Maybe the message is that a threat exists to our well-being. Maybe you burned your hand on a hot stove a long time ago. Now, you may be cautious when you approach it, even if it's not hot. From your memory of pain, you may even be afraid to get close to it. You may even avoid the kitchen altogether. We can understand this as one basis for fear.
Biologically and evolutionarily, we are equipped with four built-in reflexes to react to physical threat. Mediated by the nervous system, these reflexes are:
Fight - go on the offensive
Flight -get out of there
Freeze - like a deer in headlights
Appease -submit or placate the other
Just like the hot stove example above, emotional pain that we encounter through life can be stored in a type of emotional memory. While these are adaptive for responding to physical threats in the outside world, fight, flight, freeze, and appease often cause problems when we are reacting to emotional fear, which we can call anxiety. Anxiety tells us that some emotional pain has been triggered, and more often than not, our instinct is to move away from the pain using the four reflexes above.

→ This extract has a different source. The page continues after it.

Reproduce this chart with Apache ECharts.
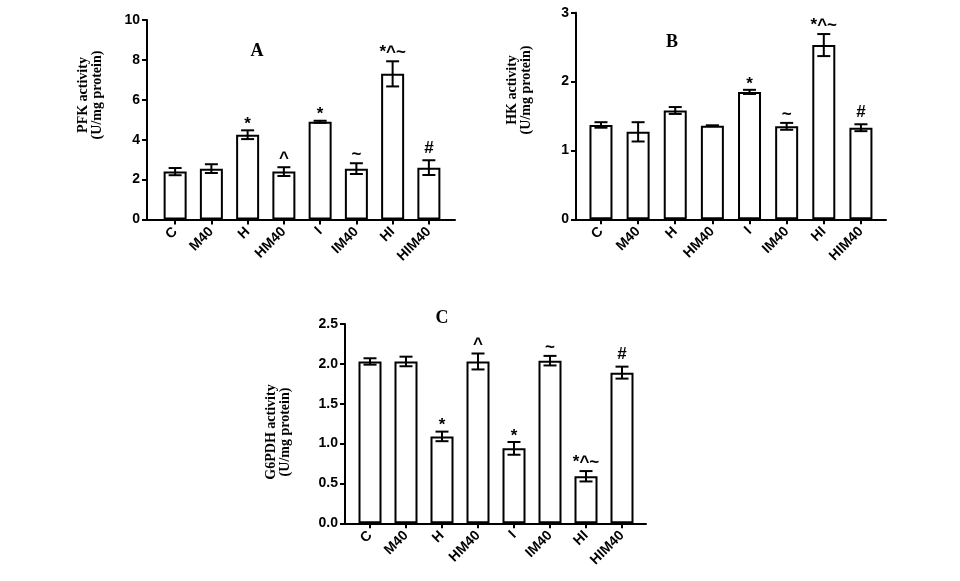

Unfortunately for our mental health, reflexively moving away from emotional pain causes, directly or indirectly, 99% of the symptoms that lead to psychological distress and suffering, and that are described in the DSM. That's right, our very pain reflexes that protect us from physical threats often keep us stuck in anxious, conflictual, or depressive states.
In psychotherapy, we seek help with our symptoms by exploring their mechanisms through talking about them. This can be tricky since emotional memory is understood to be non-verbal, and our reflexes are unconscious. And yet, emotional pain requires a certain type of attention and processing. To do this requires us to override our reflexes to get away from or fight the pain. It requires us to press on the pain points a little in order to assimilate them or heal them.
Over the years, I have found that mental health pain points come from four sources:
Loss - death of a person, identity, or relationship
Aloneness - physical and emotional
Disapproval - from others, implicit or explicit
Guilty-Anger - or strong mixed feelings towards others
Everyone, regardless of circumstances, will experience these sources of pain as life unfolds. And they don't always lead to mental health symptoms. However, emotions from these sources don't seem to have an expiration date: the pain, anxiety, and reflexes they generate can exist for decades or even a lifetime if left unattended.
So what to do about this state of affairs? That's the business of effective psychotherapy. Across the different models of experiential counseling and treatments, we find four actions that appear to help us move through our pain points in therapy:
Feel - the emotions in the body
Understand - how the emotions make sense
Verbalize - find the right words to translate the emotions
Visualize - picture and imagine the emotions
Notice how the actions above use different senses or parts of the brain: body sensations, cognition, language, and creative/imaginative. That seems to be the secret to more impactful psychotherapy. Experiential models use interventions like role-playing, body-awareness, guided imagery, neuro-linguistic programming, and meta-cognitive awareness to activate the brain more fully.
Having a "good enough" brain experience of the difficult emotional material so that the pain reflexes get integrated and updated. We can also call this desensitization. We can also call this "healing". Therapists know this as a "corrective emotional experience". Is this difficult to achieve? Absolutely. Is it worth trying? Only you can say.